Another possbility: what if we wanted to reuse this composeFunctions method for a succession of two different function calls, rather than squareNumber and addOne?  (perhaps cubeNumber and addTwo?) without removing the functionality gained from the original code?  In Java you’d have to write a new function, calling cubeNumber and addTwo specifically, whereas here, we need only call composeFunctions with the newly written cubeNumber and addTwo (or hell, even cubeNumber and addOne, or addOne and addTwo).

This paradigm lends itself to modularity in a way procedural programming does not.  I’m not saying you couldn’t accomplish the same things in a procedural language, but what I am saying is, it’s much easier to do in a functional language, making a programmer much more apt to reach for it.

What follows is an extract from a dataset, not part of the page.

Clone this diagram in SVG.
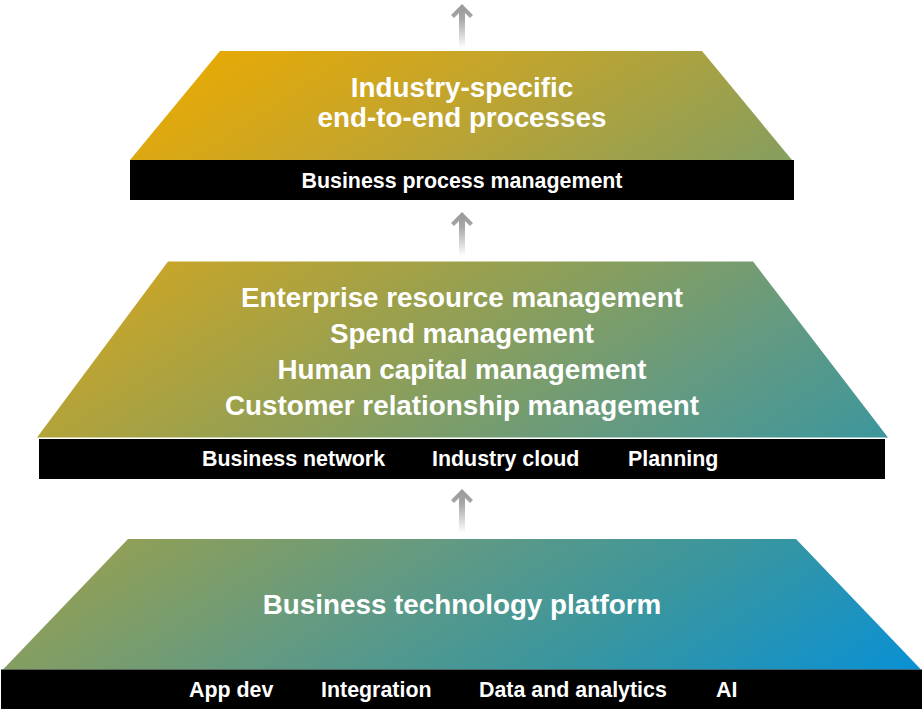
<svg xmlns="http://www.w3.org/2000/svg" width="922" height="711" viewBox="0 0 922 711">
<defs>
<linearGradient id="g" gradientUnits="userSpaceOnUse" x1="200" y1="30" x2="709" y2="820">
<stop offset="0" stop-color="#EBAA00"/>
<stop offset="0.19" stop-color="#C6A52A"/>
<stop offset="0.42" stop-color="#8E9F58"/>
<stop offset="0.6" stop-color="#639A82"/>
<stop offset="0.77" stop-color="#3A969E"/>
<stop offset="1" stop-color="#0690D8"/>
</linearGradient>
<linearGradient id="ag" x1="0" y1="0" x2="0" y2="1">
<stop offset="0" stop-color="#989898"/>
<stop offset="0.35" stop-color="#a8a8a8"/>
<stop offset="1" stop-color="#ffffff"/>
</linearGradient>
<path id="arrow" d="M0,0 L11,11 L8,14 L3,9 L3,44 L-3,44 L-3,9 L-8,14 L-11,11 Z" fill="url(#ag)"/>
</defs>
<style>
.bar{fill:#000}
.layer{fill:url(#g)}
.t{font-family:"Liberation Sans",Arial,sans-serif;font-weight:bold;fill:#fff}
.big{font-size:27.8px}
.small{font-size:21.4px}
</style>
<g id="connectors">
<use href="#arrow" transform="translate(462,4)"/>
<use href="#arrow" transform="translate(462,212)"/>
<use href="#arrow" transform="translate(462,489)"/>
</g>
<g id="top-layer">
<polygon class="layer" points="220,51 702,51 792,160 130,160"/>
<rect class="bar" x="130" y="160" width="664" height="40"/>
<text class="t big" x="462" y="97" text-anchor="middle">Industry-specific</text>
<text class="t big" x="462" y="127" text-anchor="middle">end-to-end processes</text>
<text class="t small" x="462" y="188" text-anchor="middle">Business process management</text>
</g>
<g id="middle-layer">
<polygon class="layer" points="168,261.5 753,261.5 888,437.5 37,437.5"/>
<rect class="bar" x="39" y="439" width="846" height="40"/>
<text class="t big" x="462" y="307" text-anchor="middle">Enterprise resource management</text>
<text class="t big" x="462" y="343" text-anchor="middle">Spend management</text>
<text class="t big" x="462" y="379" text-anchor="middle">Human capital management</text>
<text class="t big" x="462" y="415" text-anchor="middle">Customer relationship management</text>
<text class="t small" x="202" y="466">Business network</text>
<text class="t small" x="432" y="466">Industry cloud</text>
<text class="t small" x="628" y="466">Planning</text>
</g>
<g id="bottom-layer">
<polygon class="layer" points="128,539 796,539 921,669.5 3,669.5"/>
<rect class="bar" x="1" y="669.5" width="921" height="39.5"/>
<text class="t big" x="462" y="614" text-anchor="middle">Business technology platform</text>
<text class="t small" x="189" y="697">App dev</text>
<text class="t small" x="321" y="697">Integration</text>
<text class="t small" x="479" y="697">Data and analytics</text>
<text class="t small" x="716" y="697">AI</text>
</g>
</svg>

Hopefully I’ve managed to motivated the power of functional programming (although after reading the above paragraphs, I’m not sure sure I have! ha ha!).  This is a very small piece of the larger paradigm, and in fact, the power isn’t done justice by these contrived examples, the power lies in the completely new way of looking at code, rather than specific use cases or academic ammunition for water cooler arguments over which language is better.  As we’ll see in the tutorial, even traditionally procedural languages are adding functional aspects because of it’s power.